* **AVAILABLE DATA**
* * *

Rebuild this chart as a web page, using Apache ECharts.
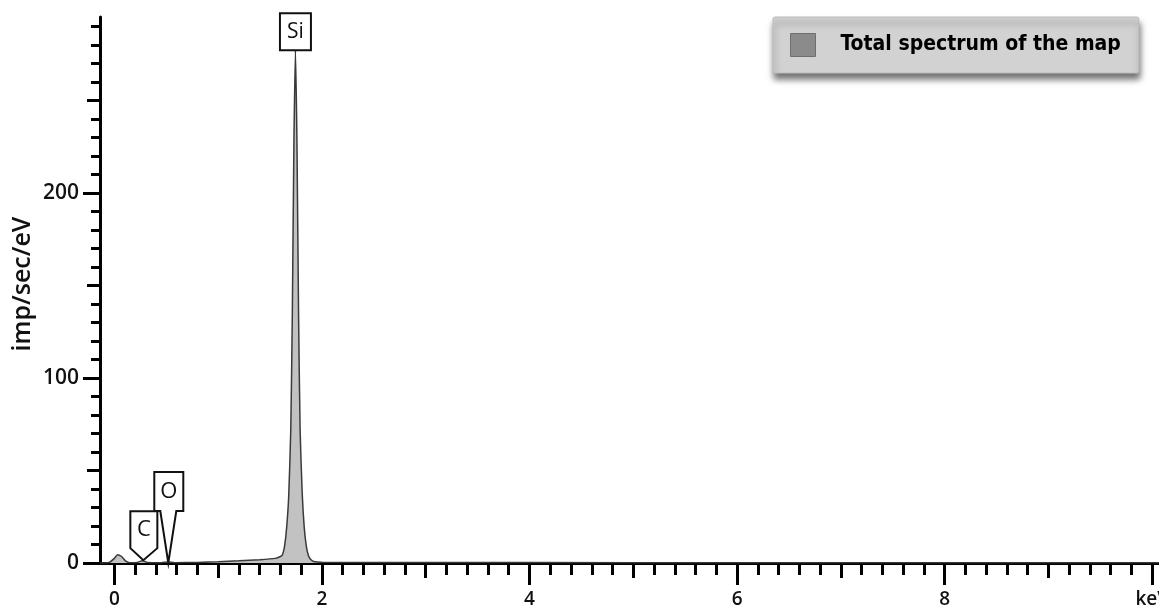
<!DOCTYPE html>
<html>
<head>
<meta charset="utf-8">
<script src="https://cdn.jsdelivr.net/npm/echarts@6/dist/echarts.min.js"></script>
<style>html,body{margin:0;padding:0;background:#fff}#c{width:1159px;height:611px}</style>
</head>
<body>
<div id="c"></div>
<script>
// Energy (keV) of each spectrum sample
var energy = [-0.138, -0.05, 0.0, 0.03, 0.07, 0.11, 0.15, 0.22, 0.27, 0.32, 0.45, 0.52, 0.58, 0.8, 1.0, 1.2, 1.4, 1.55, 1.60, 1.62, 1.64, 1.66, 1.68, 1.70, 1.715, 1.73, 1.745, 1.76, 1.775, 1.79, 1.81, 1.83, 1.85, 1.87, 1.89, 1.92, 2.0, 3.0, 5.0, 8.0, 10.07];
// Counts (imp/sec/eV) of each sample
var counts = [0, 0.3, 2.5, 4.5, 3.5, 1.0, 0.2, 0.3, 1.2, 0.3, 0.2, 0.6, 0.2, 0.3, 0.7, 1.2, 1.8, 2.5, 3.5, 4.5, 9, 19, 36, 72, 135, 225, 277, 225, 135, 72, 38, 19, 9, 4, 2, 0.8, 0.4, 0.3, 0.2, 0.2, 0.2];
// Element markers
var elements = ['C', 'O', 'Si'];
var elementEnergy = [0.27, 0.52, 1.745];
var elementCounts = [1, 0, 277];
// Tick values
var xMajorTicks = [0, 2, 4, 6, 8, 10];
var xMidTicks = [1, 3, 5, 7, 9];
var xMinorTicks = [0.2,0.4,0.6,0.8,1.2,1.4,1.6,1.8,2.2,2.4,2.6,2.8,3.2,3.4,3.6,3.8,4.2,4.4,4.6,4.8,5.2,5.4,5.6,5.8,6.2,6.4,6.6,6.8,7.2,7.4,7.6,7.8,8.2,8.4,8.6,8.8,9.2,9.4,9.6,9.8];
var xLabels = [0, 2, 4, 6, 8, 10];
var yMajorTicks = [0, 100, 200];
var yMidTicks = [50, 150, 250];
var yMinorTicks = [10,20,30,40,60,70,80,90,110,120,130,140,160,170,180,190,210,220,230,240,260,270,280,290];
var yLabels = [0, 100, 200];
var seriesName = 'Total spectrum of the map';

var XMIN = -0.138, XMAX = 10.065, YMIN = 0, YMAX = 295;
var labFont = "'Open Sans', 'Noto Sans', sans-serif";

function xAx(ticks, len, showLine, labels) {
  return {
    type: 'value', min: XMIN, max: XMAX, position: 'bottom',
    axisLine: {show: showLine, onZero: false, lineStyle: {color: '#000', width: 3}},
    axisTick: {show: true, length: len, customValues: ticks, lineStyle: {color: '#000', width: 3}},
    axisLabel: labels ? {show: true, customValues: labels, margin: 27, color: '#111', fontSize: 19, fontWeight: 600, fontFamily: labFont,
      formatter: function (v) { return v === 10 ? 'keV' : String(v); }} : {show: false},
    splitLine: {show: false}
  };
}
function yAx(ticks, len, showLine, labels) {
  var a = {
    type: 'value', min: YMIN, max: YMAX, position: 'left',
    axisLine: {show: showLine, onZero: false, lineStyle: {color: '#000', width: 3}},
    axisTick: {show: true, length: len, customValues: ticks, lineStyle: {color: '#000', width: 3}},
    axisLabel: labels ? {show: true, customValues: labels, margin: 21, color: '#111', fontSize: 21, fontWeight: 600, fontFamily: labFont} : {show: false},
    splitLine: {show: false}
  };
  if (labels) {
    a.name = 'imp/sec/eV'; a.nameLocation = 'middle'; a.nameGap = 65; a.nameMoveOverlap = false;
    a.nameTextStyle = {fontSize: 25, fontWeight: 600, color: '#111', fontFamily: labFont, padding: [0, 0, 0, 12]};
  }
  return a;
}

var data = energy.map(function (e, i) { return [e, counts[i]]; });

var chart = echarts.init(document.getElementById('c'), null, {renderer: 'canvas'});
chart.setOption({
  animation: false,
  backgroundColor: '#fff',
  grid: {left: 100, right: 0, top: 17, bottom: 48, containLabel: false, outerBoundsMode: 'none'},
  legend: {
    left: 773, top: 17, selectedMode: false, icon: 'rect',
    itemWidth: 25, itemHeight: 23,
    padding: [16, 18, 16, 17],
    backgroundColor: '#d2d2d2', borderColor: '#bcbcbc', borderWidth: 1, borderRadius: 2,
    shadowBlur: 6, shadowColor: 'rgba(0,0,0,0.55)', shadowOffsetY: 6, shadowOffsetX: 1,
    itemStyle: {color: '#8b8b8b', borderColor: '#6e6e6e', borderWidth: 1},
    textStyle: {fontSize: 21, fontWeight: 'bold', color: '#000', padding: [0, 0, 0, 20],
      fontFamily: "'Liberation Sans Narrow', 'DejaVu Sans Condensed', 'Open Sans', sans-serif"},
    data: [seriesName]
  },
  xAxis: [xAx(xMajorTicks, 22, true, xLabels), xAx(xMidTicks, 15, false, null), xAx(xMinorTicks, 12, false, null)],
  yAxis: [yAx(yMajorTicks, 17, true, yLabels), yAx(yMidTicks, 13, false, null), yAx(yMinorTicks, 9, false, null)],
  series: [{
    name: seriesName, type: 'line', data: data, xAxisIndex: 0, yAxisIndex: 0,
    showSymbol: false, symbol: 'none', smooth: 0.2,
    lineStyle: {color: '#3a3a3a', width: 1.5},
    itemStyle: {color: '#8b8b8b'},
    areaStyle: {color: '#c2c2c2', opacity: 1}
  }]
});

// Element marker tags, anchored at each element's (energy, counts) via the chart's scales
function tip(i) { return chart.convertToPixel({xAxisIndex: 0, yAxisIndex: 0}, [elementEnergy[i], elementCounts[i]]); }
var shapes = [
  // C: pentagon tag pointing down
  {pts: [[-12, -50], [15, -50], [15, -13], [1, -1], [-12, -13]], tx: [1.5, -31]},
  // O: box with V-shaped pointer
  {pts: [[-14, -91], [15, -91], [15, -52], [8, -52], [0, 0], [-8, -52], [-14, -52]], tx: [0.5, -71]},
  // Si: plain box
  {pts: [[-15.5, -37], [15.5, -37], [15.5, 0], [-15.5, 0]], tx: [0, -18.5]}
];
var gfx = [];
elements.forEach(function (el, i) {
  var p = tip(i), s = shapes[i];
  gfx.push({type: 'polygon', z: 100,
    shape: {points: s.pts.map(function (q) { return [p[0] + q[0], p[1] + q[1]]; })},
    style: {fill: '#fff', stroke: '#111', lineWidth: 2}});
  gfx.push({type: 'text', z: 101, x: p[0] + s.tx[0], y: p[1] + s.tx[1],
    style: {text: el, fill: '#111', font: (i === 2 ? '21px ' : '22px ') + labFont, align: 'center', verticalAlign: 'middle'}});
});
chart.setOption({graphic: gfx});
</script>
</body>
</html>
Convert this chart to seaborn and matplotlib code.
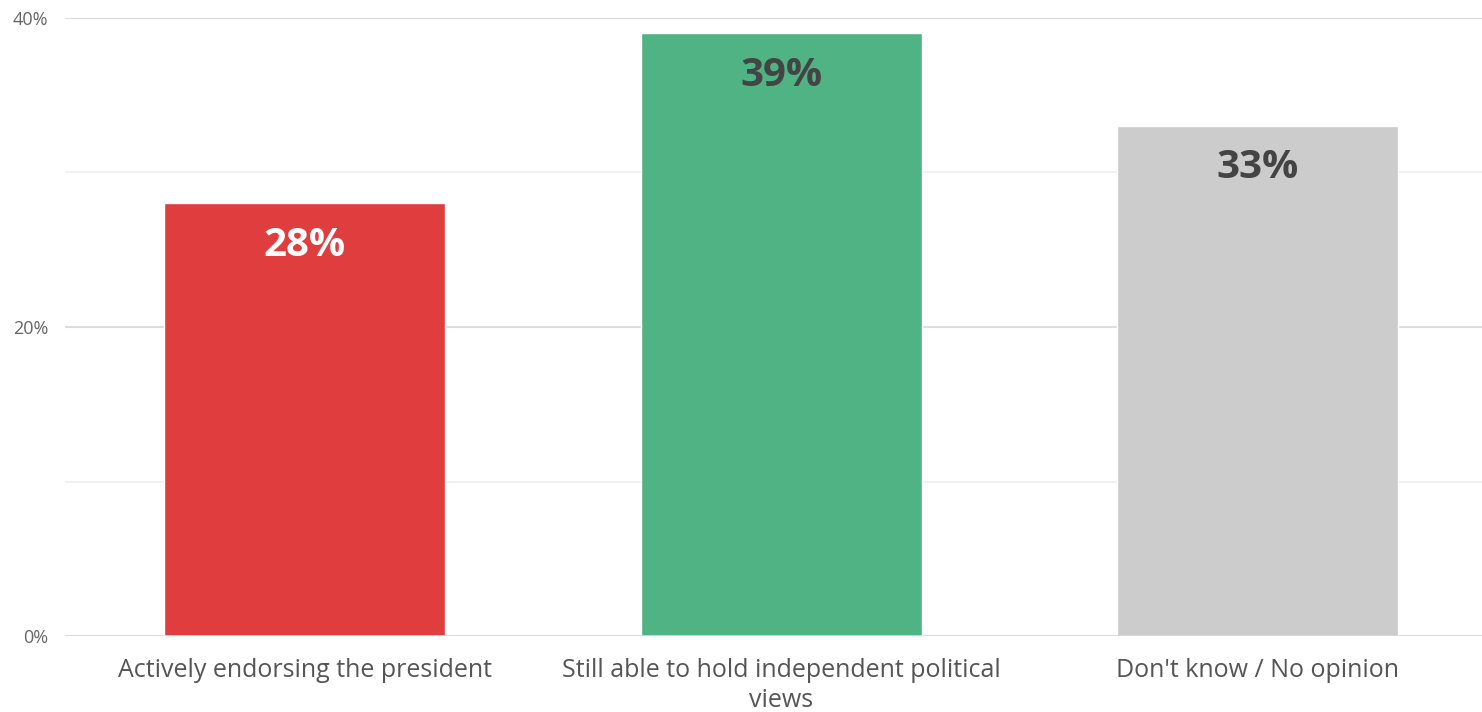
import numpy as np
import pandas as pd
import seaborn as sns
from matplotlib import pyplot as plt

# chart data
categories = ['Actively endorsing the president',
              'Still able to hold independent political\nviews',
              "Don't know / No opinion"]
values = [28, 39, 33]
bar_colors = ['#E03E3E', '#50B383', '#CCCCCC']
label_colors = ['#FFFFFF', '#444444', '#444444']
y_ticks = [0, 20, 40]
y_tick_labels = ['0%', '20%', '40%']

df = pd.DataFrame({'category': categories, 'value': values})

sns.set_style('white')
plt.rcParams['font.family'] = ['Open Sans', 'DejaVu Sans']

fig = plt.figure(figsize=(14.82, 7.12), dpi=100)
ax = fig.add_axes([65 / 1482, 76 / 712, 1417 / 1482, 618 / 712])

# gridlines
for y in [10, 30]:
    ax.axhline(y, color='#EFEFEF', lw=1.2, zorder=0)
for y in [20, 40]:
    ax.axhline(y, color='#DDDDDD', lw=1.5, zorder=0)
ax.axhline(0, color='#D8D8D8', lw=2, zorder=3)

sns.barplot(data=df, x='category', y='value', hue='category', palette=bar_colors,
            width=0.59, saturation=1, legend=False, ax=ax, zorder=2)

ax.set_ylim(0, 40)
ax.set_xlim(-0.503, 2.471)
ax.set_yticks(y_ticks)
ax.set_yticklabels(y_tick_labels, fontsize=13, color='#666666')
ax.set_xticks(range(len(categories)))
ax.set_xticklabels(categories, fontsize=18, color='#555555', linespacing=1.28)
ax.tick_params(axis='y', length=0, pad=12)
ax.tick_params(axis='x', length=0, pad=15.5)
ax.set_xlabel('')
ax.set_ylabel('')
sns.despine(ax=ax, left=True, bottom=True)

for i, (v, c) in enumerate(zip(values, label_colors)):
    ax.annotate(f'{v}%', (i, v), xytext=(0, -16), textcoords='offset points',
                ha='center', va='top', fontsize=29, fontweight='bold', color=c)

fig.savefig('out.png', dpi=100)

* * *

* **AIM OF THE TASK**
Show each line of the data that contains the string "seaborn".

* **EXERCISE OUTPUT**
Convert this chart to seaborn and matplotlib code.
import seaborn as sns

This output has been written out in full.